Когда Шагал осенью 1908 года вернулся в Санкт-Петербург, русский авангард уже начал подавать признаки существования. Первой выставкой в Москве, представившей широкой публике Гончарову, Ларионова и их друзей, была выставка 1907 года «Венок-Стефанос». Работы этих художников не скоро добрались до Санкт-Петербурга, но в журналах, таких как «Золотое руно», уже писали о новом русском искусстве, что обсуждалось Шагалом и студентами его круга. Журнал «Золотое руно» устраивал авангардные выставки, на которых в 1909 году наряду с Дереном и Браком показывали русских художников. Русский модернизм получил еще большую поддержку, когда Щукин в том же году открыл свой большой московский особняк для публичных посещений по воскресеньям. Там были восемь Сезаннов, шестнадцать Гогенов и комната, посвященная Матиссу и Пикассо. Давид Бурлюк, Казимир Малевич, Роберт Фальк, Аристарх Лентулов, Илья Машков, Петр Кончаловский и другие молодые художники того времени были потрясены тем, что увидели у Щукина.
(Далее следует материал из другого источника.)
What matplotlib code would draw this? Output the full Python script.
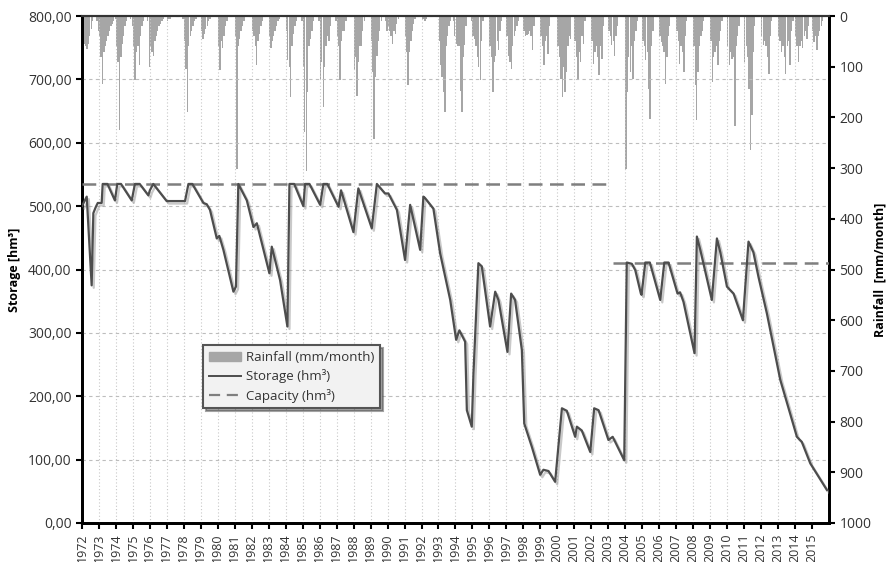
#-----------------------------------------------------------------------
#---- plot.py : Storage / rainfall chart (1972-2015)
#-----------------------------------------------------------------------

import numpy as np
import matplotlib
matplotlib.use("Agg")
import matplotlib.pyplot as plt
import matplotlib.patheffects as pe
from matplotlib.patches import Patch
from matplotlib.lines import Line2D
from matplotlib.ticker import FuncFormatter, MultipleLocator

plt.rcParams['font.family'] = ['Open Sans', 'DejaVu Sans']

#---- Years on the x axis
years = list(range(1972, 2016))

#---- Monthly rainfall (mm/month), one row per year, Jan..Dec
rainfall_mm = [
    [50, 55, 60, 65, 55, 40, 25, 10, 0, 0, 10, 30],      # 1972
    [40, 80, 134, 70, 60, 50, 40, 30, 20, 15, 10, 5],    # 1973
    [60, 90, 224, 80, 55, 40, 20, 10, 0, 0, 5, 20],      # 1974
    [60, 127, 70, 60, 97, 40, 20, 10, 0, 0, 10, 100],    # 1975
    [60, 70, 78, 50, 40, 30, 20, 15, 10, 5, 0, 0],       # 1976
    [10, 5, 5, 0, 0, 0, 0, 0, 0, 0, 0, 5],               # 1977
    [50, 104, 190, 60, 40, 30, 20, 10, 5, 0, 0, 0],      # 1978
    [30, 45, 35, 25, 20, 10, 5, 0, 0, 0, 0, 0],          # 1979
    [60, 107, 50, 64, 40, 20, 10, 0, 0, 0, 0, 0],        # 1980
    [40, 301, 60, 45, 30, 20, 10, 0, 0, 0, 0, 0],        # 1981
    [30, 40, 60, 97, 50, 35, 20, 10, 0, 0, 0, 0],        # 1982
    [40, 64, 50, 40, 30, 20, 10, 5, 0, 0, 0, 0],         # 1983
    [30, 87, 100, 160, 60, 35, 20, 10, 0, 0, 0, 10],     # 1984
    [100, 229, 305, 150, 60, 45, 30, 10, 0, 0, 0, 10],   # 1985
    [124, 90, 180, 100, 60, 40, 50, 20, 0, 0, 0, 10],    # 1986
    [40, 60, 127, 50, 30, 30, 10, 0, 0, 0, 0, 0],        # 1987
    [107, 80, 157, 90, 60, 60, 30, 10, 0, 0, 0, 0],      # 1988
    [50, 110, 242, 120, 78, 50, 30, 10, 0, 0, 10, 30],   # 1989
    [20, 30, 40, 55, 30, 35, 15, 5, 0, 0, 0, 0],         # 1990
    [40, 70, 137, 71, 50, 30, 15, 5, 0, 0, 0, 0],        # 1991
    [5, 5, 10, 5, 0, 0, 0, 0, 0, 0, 0, 0],               # 1992
    [50, 97, 120, 150, 190, 60, 40, 20, 10, 0, 10, 40],  # 1993
    [55, 60, 60, 147, 190, 80, 58, 20, 0, 0, 0, 10],     # 1994
    [40, 45, 60, 80, 100, 127, 50, 10, 0, 0, 0, 0],      # 1995
    [60, 80, 150, 90, 78, 50, 68, 30, 10, 0, 0, 0],      # 1996
    [40, 78, 90, 104, 60, 40, 30, 20, 10, 0, 0, 0],      # 1997
    [30, 40, 38, 35, 30, 40, 68, 20, 0, 0, 0, 0],        # 1998
    [40, 60, 97, 50, 40, 74, 20, 0, 0, 0, 0, 0],         # 1999
    [60, 80, 124, 160, 100, 150, 110, 60, 40, 45, 0, 0], # 2000
    [50, 80, 127, 70, 91, 40, 55, 10, 0, 0, 0, 0],       # 2001
    [50, 94, 70, 60, 80, 117, 60, 84, 20, 0, 0, 0],      # 2002
    [30, 40, 58, 50, 78, 40, 20, 0, 0, 0, 0, 0],         # 2003
    [301, 150, 80, 110, 60, 124, 50, 30, 10, 0, 0, 0],   # 2004
    [50, 60, 87, 70, 143, 203, 60, 30, 0, 0, 0, 0],      # 2005
    [40, 51, 60, 70, 134, 80, 40, 20, 0, 0, 0, 0],       # 2006
    [30, 50, 94, 60, 70, 110, 40, 10, 0, 0, 0, 0],       # 2007
    [60, 137, 206, 110, 60, 40, 30, 10, 0, 0, 0, 0],     # 2008
    [50, 130, 80, 70, 60, 97, 50, 30, 10, 0, 0, 0],      # 2009
    [60, 97, 70, 84, 80, 216, 60, 40, 20, 0, 0, 0],      # 2010
    [91, 60, 80, 143, 265, 196, 70, 20, 0, 0, 0, 0],     # 2011
    [40, 58, 50, 60, 80, 114, 40, 10, 0, 0, 0, 0],       # 2012
    [40, 50, 71, 60, 80, 114, 60, 50, 97, 30, 10, 0],    # 2013
    [40, 60, 91, 60, 50, 64, 40, 30, 45, 20, 0, 0],      # 2014
    [30, 51, 40, 68, 40, 30, 20, 10, 0, 0, 0, 0],        # 2015
]

#---- Storage (hm3) read at turning points, time in decimal years
storage_t = [1972.0, 1972.28, 1972.57, 1972.67, 1972.82, 1972.93, 1973.16, 1973.22,
             1973.5, 1973.94, 1974.08, 1974.3, 1974.93, 1975.12, 1975.4, 1975.91,
             1976.0, 1976.2, 1976.99, 1978.07, 1978.27, 1978.5, 1979.15, 1979.35,
             1979.54, 1979.94, 1980.09, 1980.33, 1980.92, 1981.07, 1981.21, 1981.71,
             1982.1, 1982.3, 1983.04, 1983.18, 1983.67, 1984.1, 1984.22, 1984.5,
             1985.04, 1985.14, 1985.4, 1986.03, 1986.22, 1986.45, 1987.11, 1987.26,
             1987.99, 1988.28, 1989.07, 1989.37, 1989.85, 1990.05, 1990.55, 1991.03,
             1991.33, 1991.92, 1992.11, 1992.2, 1992.7, 1993.1, 1993.69, 1994.04,
             1994.23, 1994.57, 1994.67, 1994.96, 1995.06, 1995.35, 1995.55, 1996.04,
             1996.34, 1996.53, 1997.06, 1997.28, 1997.51, 1997.91, 1998.05, 1998.5,
             1998.99, 1999.18, 1999.48, 1999.87, 2000.27, 2000.56, 2001.05, 2001.15,
             2001.44, 2001.94, 2002.17, 2002.43, 2003.01, 2003.26, 2003.94, 2004.09,
             2004.39, 2004.59, 2004.92, 2004.96, 2005.18, 2005.45, 2006.06, 2006.3,
             2006.55, 2007.08, 2007.23, 2007.43, 2008.08, 2008.22, 2008.42, 2009.1,
             2009.4, 2009.6, 2009.99, 2010.38, 2010.93, 2011.26, 2011.55, 2011.85,
             2012.34, 2013.13, 2014.11, 2014.4, 2014.9, 2015.88]
storage_v = [500, 515, 375, 489, 499, 505, 505, 535,
             535, 509, 535, 535, 509, 535, 535, 517,
             525, 535, 508, 508, 535, 535, 505, 503,
             494, 449, 453, 431, 365, 373, 535, 509,
             467, 473, 394, 436, 383, 310, 535, 535,
             500, 535, 535, 502, 535, 535, 499, 525,
             459, 528, 465, 535, 520, 520, 494, 415,
             502, 431, 515, 513, 496, 425, 352, 289,
             304, 286, 178, 152, 236, 410, 405, 310,
             365, 352, 270, 362, 352, 273, 157, 120,
             76, 84, 82, 65, 181, 177, 136, 152,
             146, 112, 181, 178, 131, 136, 99, 411,
             409, 399, 362, 360, 411, 411, 352, 411,
             411, 362, 364, 349, 268, 452, 431, 352,
             449, 427, 373, 362, 320, 444, 427, 388,
             331, 226, 136, 128, 94, 52]

#---- Reservoir capacity (hm3): two periods
capacity_t = [[1972.0, 2003.2], [2003.3, 2016.0]]
capacity_v = [535, 411]


#-----------------------------------------------------------------------
#---- Main script
#-----------------------------------------------------------------------
def main():

    fig = plt.figure(figsize=(8.93, 5.62), dpi=100)
    ax = fig.add_axes([0.0918, 0.0694, 0.8365, 0.9021])
    ax2 = ax.twinx()

    #---- Rainfall bars, hanging from the top (inverted right axis)
    rain = np.array(rainfall_mm, dtype=float)
    x_month = np.array([y + (m + 0.5) / 12.0 for y in years for m in range(12)])
    ax2.bar(x_month, rain.ravel(), width=1.0 / 12.0 * 0.95, color='#a6a6a6',
            edgecolor='none', zorder=2)
    ax2.set_ylim(1000, 0)
    ax2.yaxis.set_major_locator(MultipleLocator(100))

    #---- Storage and capacity on the left axis (drawn above the bars)
    ax.set_zorder(ax2.get_zorder() + 1)
    ax.patch.set_visible(False)

    shadow = [pe.SimpleLineShadow(offset=(1.5, -1.8), shadow_color='#888888', alpha=0.45),
              pe.Normal()]
    ax.plot(storage_t, storage_v, color='#4d4d4d', lw=1.6, zorder=4, path_effects=shadow)
    for tt, vv in zip(capacity_t, capacity_v):
        ax.plot(tt, [vv, vv], color='#7f7f7f', lw=1.8, ls=(0, (5.5, 3)), zorder=3)

    ax.set_xlim(1972, 2016)
    ax.set_ylim(0, 800)
    ax.yaxis.set_major_locator(MultipleLocator(100))
    ax.yaxis.set_major_formatter(FuncFormatter(lambda v, p: f"{v:.2f}".replace('.', ',')))
    ax.set_xticks(years)
    ax.set_xticklabels([str(y) for y in years], rotation=90, fontsize=9, color='#333333')

    #---- Grilles
    ax.grid(axis='y', color='#bdbdbd', ls=(0, (3, 3)), lw=0.8)
    ax.grid(axis='x', color='#c8c8c8', ls=(0, (1, 2)), lw=0.8)
    ax.set_axisbelow(True)

    #---- Axes et labels
    for a in (ax, ax2):
        for side in ('left', 'right', 'bottom'):
            a.spines[side].set_linewidth(2.0)
            a.spines[side].set_color('black')
        a.spines['top'].set_linewidth(1.5)
        a.spines['top'].set_color('#333333')
        a.tick_params(axis='both', width=1.5, length=4, colors='black',
                      labelcolor='#333333', labelsize=10)
    ax.tick_params(axis='x', labelsize=9)

    ax.set_ylabel("Storage [hm³]", fontsize=9, fontweight='bold', labelpad=5)
    fig.text(0.986, 0.52, "Rainfall  [mm/month]", rotation=90, ha='center', va='center',
             fontsize=9, fontweight='bold')

    #---- Legende
    handles = [Patch(facecolor='#a6a6a6', edgecolor='#a6a6a6'),
               Line2D([], [], color='#4d4d4d', lw=1.4),
               Line2D([], [], color='#7f7f7f', lw=1.6, ls=(0, (5, 3)))]
    labels = ["Rainfall (mm/month)", "Storage (hm³)", "Capacity (hm³)"]
    leg = ax.legend(handles, labels, loc='upper left', bbox_to_anchor=(0.162, 0.351),
                    borderaxespad=0.0,
                    fontsize=9.5, frameon=True, fancybox=False, shadow=True,
                    facecolor='#f2f2f2', edgecolor='#555555', framealpha=1.0,
                    handlelength=2.4, handletextpad=0.4, borderpad=0.45,
                    labelspacing=0.4)
    leg.get_frame().set_linewidth(1.5)
    for t in leg.get_texts():
        t.set_color('#333333')

    fig.savefig("out.png", dpi=100)


#-----------------------------------------------------------------------
if __name__ == "__main__":
    main()
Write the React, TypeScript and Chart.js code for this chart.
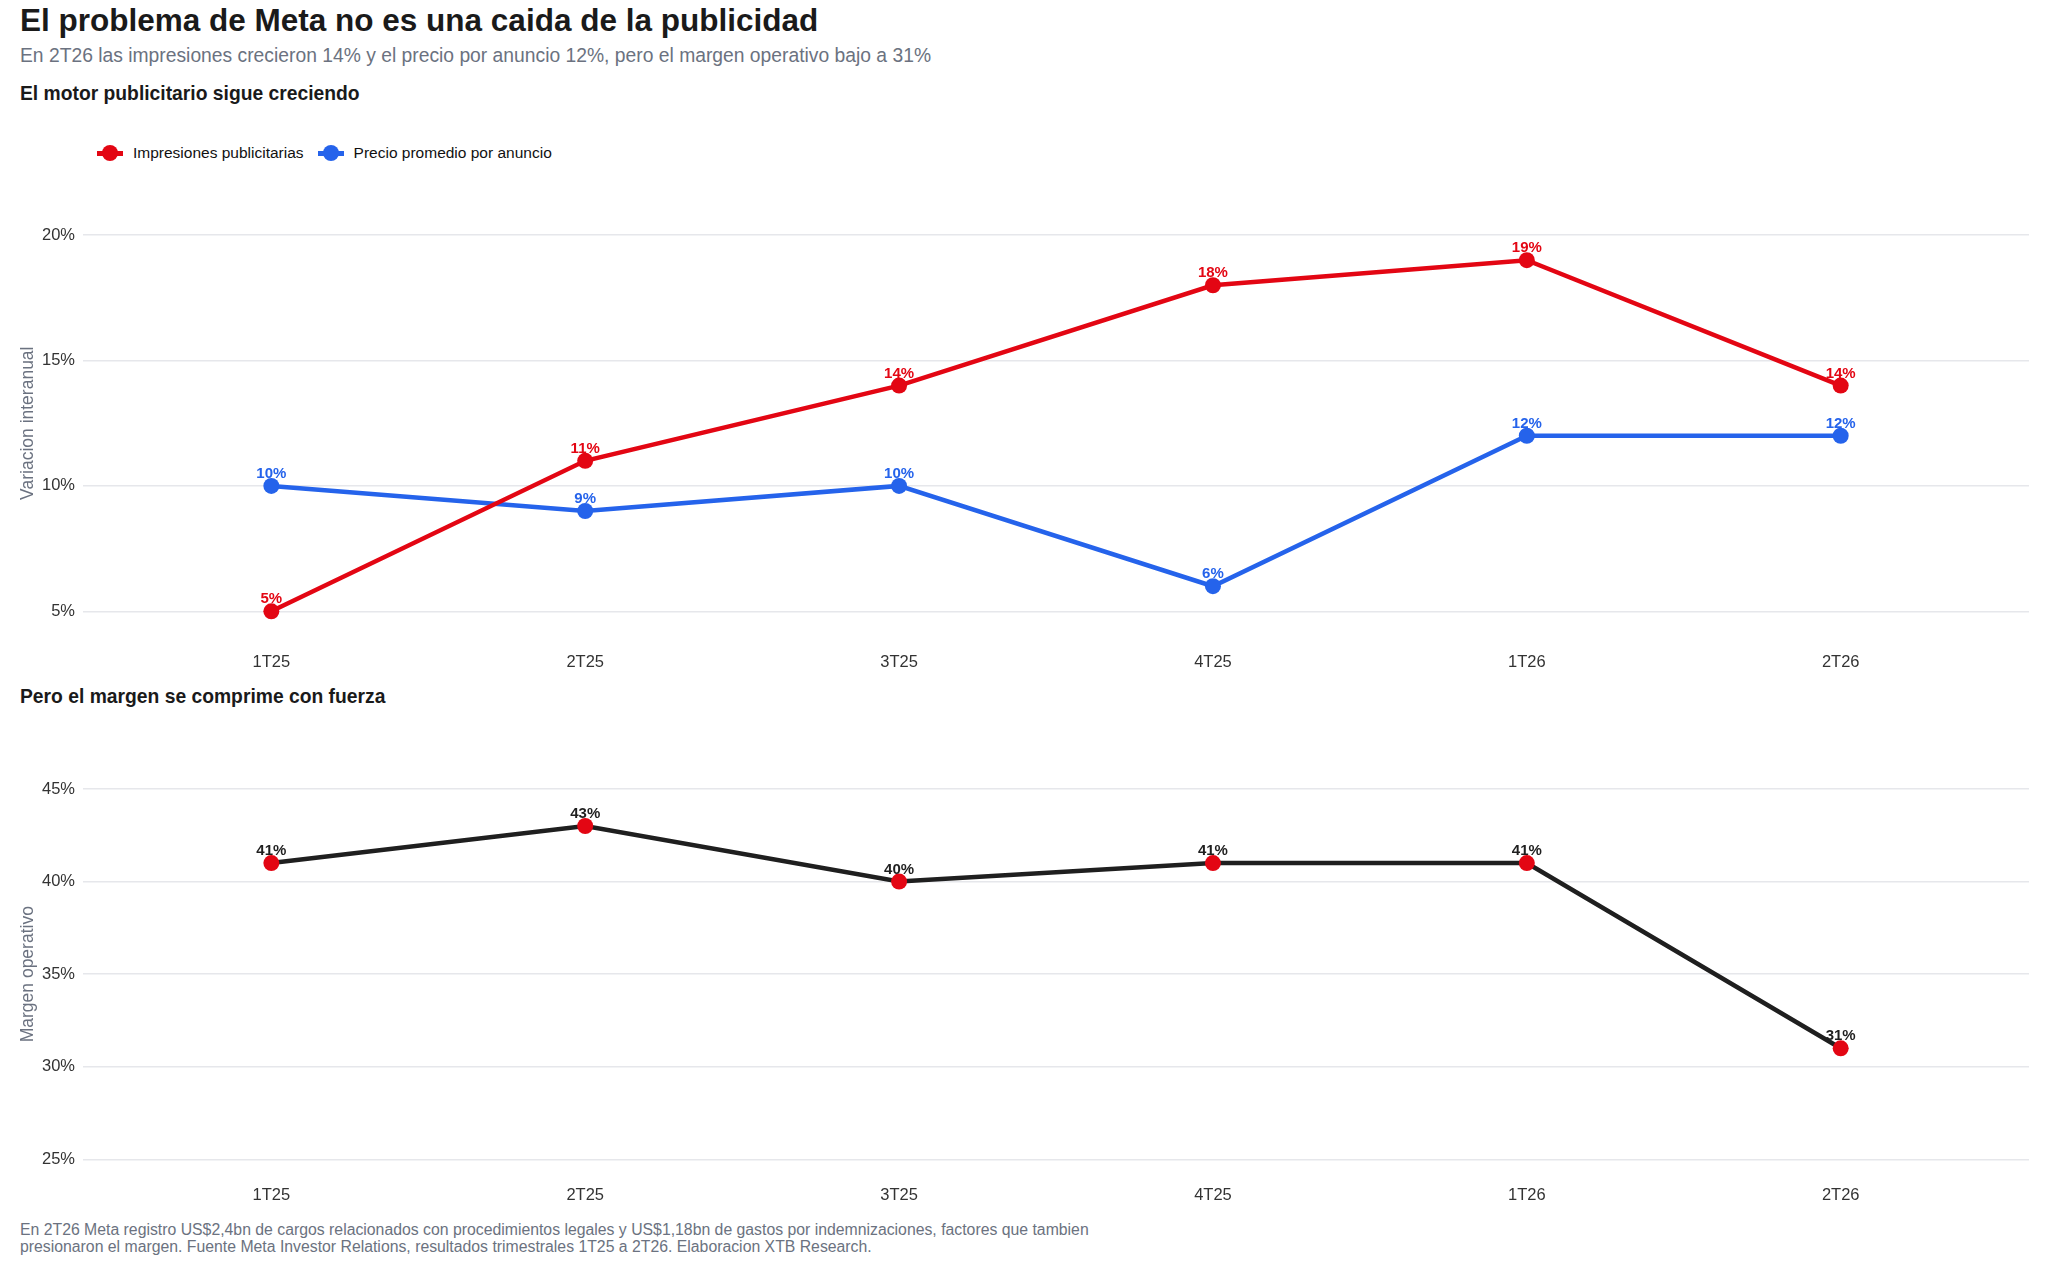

Москва, взбудораженная щукинской коллекцией и коллекцией еще одного купца-коллекционера, Ивана Морозова, стала вторым после Парижа центром современного модернистского искусства. «Боги меняются изо дня в день, – печалился современный критик, – Сезанн, Гоген, Ван Гог, Матисс, Пикассо безудержно растаскиваются. Это обиталище демонов, где все перевернуто вверх дном. Каждый пытается кричать громче всех, казаться более современным». Один московский профессор предложил запретить его студентам посещение дома Щукина, поскольку «инфекция модернизма проникает теперь во все классы, даже в студию Серова». Серов, великий старик русского импрессионизма, был все еще жив, он учил многих молодых художников московского авангарда: Павла Кузнецова, Илью Машкова, Сергея Судейкина. Теперь он всех изумлял, учась, в свою очередь, у них. В 1910 году он написал смелый, яркий кубистский портрет Ивана Морозова перед натюрмортом Матисса, что выглядело как манифест авангарда, которому даже Серов, бастион русских традиций XIX века, не мог не покориться. Ему оставалось жить только год, но он «работал и старался быть рядом и выше даже текущей жизни», – одобрительно заметил Шагал в письме к сестрам.